This week a season ago was a rough for Jordan Lynch. The Northern Illinois quarterback made his first career start against a Big Ten team -- which at the time looked like the highest-profile opponent on the Huskies’ schedule.
It did not go well, as Lynch had his worst game of the year. At the time, predicting an eventual Orange Bowl and breaking Denard Robinson’s NCAA single-season quarterback rushing record seemed unlikely.
“Maybe I was a little bit nervous but more anxious,” Lynch said. “I was too jacked up to play that game. I missed a lot of throws I should have made and there were a lot of things I could have done better.
“Again, it was my first start and it is not an excuse. I have 14 starts under my belt now and I’m a way better player than I was.”
When Iowa redshirt sophomore Jake Rudock makes his first start Saturday against Northern Illinois, no matter what happens he can just look across the sideline and understand it can and possibly will get better for him.
Some of that will come through repetition, but in Rudock, Iowa thinks it has its quarterback solution.

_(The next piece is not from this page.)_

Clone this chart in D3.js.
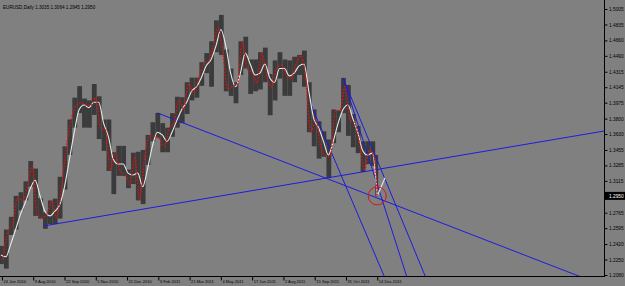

Iowa offensive coordinator Greg Davis said Rudock’s intelligence helped him win the job -- he eventually wants to be a doctor -- along with his ability to make every throw asked.
While Davis said there’s a chance Iowa would play multiple quarterbacks early in the season -- not a guarantee but a possibility -- Rudock stood out this fall.
“Jake immediately went to the head of the pack after the summer,” Davis said. “Obviously he’s been here two full years. He had a little jump maybe on some of the things we asked of our quarterback.
“He never backed off and continued to do things in camp that we liked.”
Still, Saturday will be a nervous day for Rudock, who hasn’t played in a game since he was a high school senior in 2010. When Iowa’s coaches announced last week he would be the starter, he realized how big that really was.
“I had a slight smirk, a slight smile,” Rudock said. “And also the realization that, hey, you need to get going and nothing is ever set in stone. Leading up to (the announcement), you start feeling like, ‘OK, I got it.’
“You’re confident you got it but you know it is just one day and you have to focus on things.”
But he did notice what happened to Lynch last season in the opener, as Lynch completed 6 of 16 passes for 54 yards with 119 yards rushing in a 18-17 loss. Then he saw what Lynch did after.
That game -- and the Orange Bowl loss -- still bother Lynch. It’s why he said he didn’t reflect much on last season other than the day after the Orange Bowl. He knew he needed to improve things such as his footwork on his throws and how he commands the offense.
Lynch’s progression mirrors Northern Illinois’. He -- and the Huskies -- had a breakout season last year. Yet since the Orange Bowl, changes have been incremental. Rod Carey is now in his first full season as a head coach, although he couldn’t think of a true tangible thing since the end of last season which symbolized last season's breakthrough success.
“Our indoor (facility) is almost done, but that was underway before we went to the Orange Bowl so that’s not quite fair to say because we were getting that before the Orange Bowl,” Carey said. “But the indoor is almost done, so that’s always fun. That’s a good question.”
Carey eventually came up with being noticed a little more when he went to dinner with his wife and more media attention. His quarterback gets the same. Lynch gets noticed a little bit more around campus in DeKalb, Ill., but he isn’t hounded for autographs like someone who broke four NCAA records last season would be at a big school such as Iowa.
This all makes Saturday more interesting for NIU. The Huskies had the better season last year. They have the more experienced quarterback in Lynch, a potential Heisman Trophy candidate.
This will be the most high-profile game NIU plays this season. This was one of two games it lost last season, something which still bothers Lynch. If there was something he took from last season's run to now, it's that he's sick of coming close against big schools.
“Our motto this year is ‘Finish the Fight,’ “ Lynch said. “It’s not good enough anymore to come close to these Big Ten teams or BCS teams and lose by a point. That’s not good enough for us anymore.
“We want to finish these games and walk out with a victory.”